A differenza di quanto affermato dai Cruscanti l’evoluzione della lingua non avviene infatti solo sulla base del suo uso quotidiano ma sulla base di una dinamica bidirezionale tra norme ufficiali e dinamica sociale
The relationship between policy-making and social change is surely bidirectional. On the one hand, gender equality movements and their demands find their way into legislation. On the other hand, official regulations may stipulate social change by facilitating the internalization of new norms and enforcing their execution.
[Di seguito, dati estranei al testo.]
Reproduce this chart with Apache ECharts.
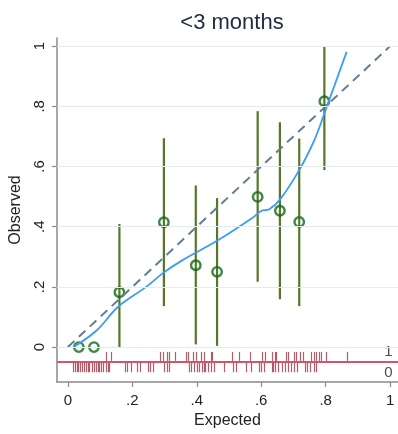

Mi si dirà che le questioni linguistiche sono quisquilie se confrontate con le disparità economiche sofferte dalle donne. In effetti non v’è dubbio che un femminile o maschile plurale valga di gran lunga meno rispetto al 14% in meno di stipendio che le lavoratrici private percepiscono rispetto ai colleghi maschi. E ciò è a sua volta poca cosa rispetto ad una violenza sessuale o ad un feminicidio cui le donne possono andare incontro ad opera di noi maschi. Ma di questo passo potremmo sopportare o far sopportare quasi tutto, rinviando a domani, alla prossima legislatura, alla prossima generazione ogni cambiamento che non sia assolutamente necessario, consuetudine che peraltro in Italia fa parte del costume nazionale. D’altro canto l’intervento dei Cruscanti si chiude paradossalmente proprio con l’esplicito invito “ma alle parole andrebbero poi accompagnati i fatti” il ché suona come un lapsus freudiano. Chi li dovrebbe fare per primo i fatti, quando si tratta di parole, se non l’Accademia della Crusca? Insomma, a me l’intervento dei Cruscanti ricorda molto l’atteggiamento di Don Ferrante nei confronti della peste: “In rerum naturà, ” diceva, ” non ci son che due generi di cose: sostanze e accidenti; e se io provo che il contagio non può esser né l’uno ne l’altro, avrò provato che [la peste] non esiste, che ‘è una chimera.” Come sappiamo, la sua dimostrazione era brillante ma non gli evitò il contagio della peste. Il femminile fa così paura?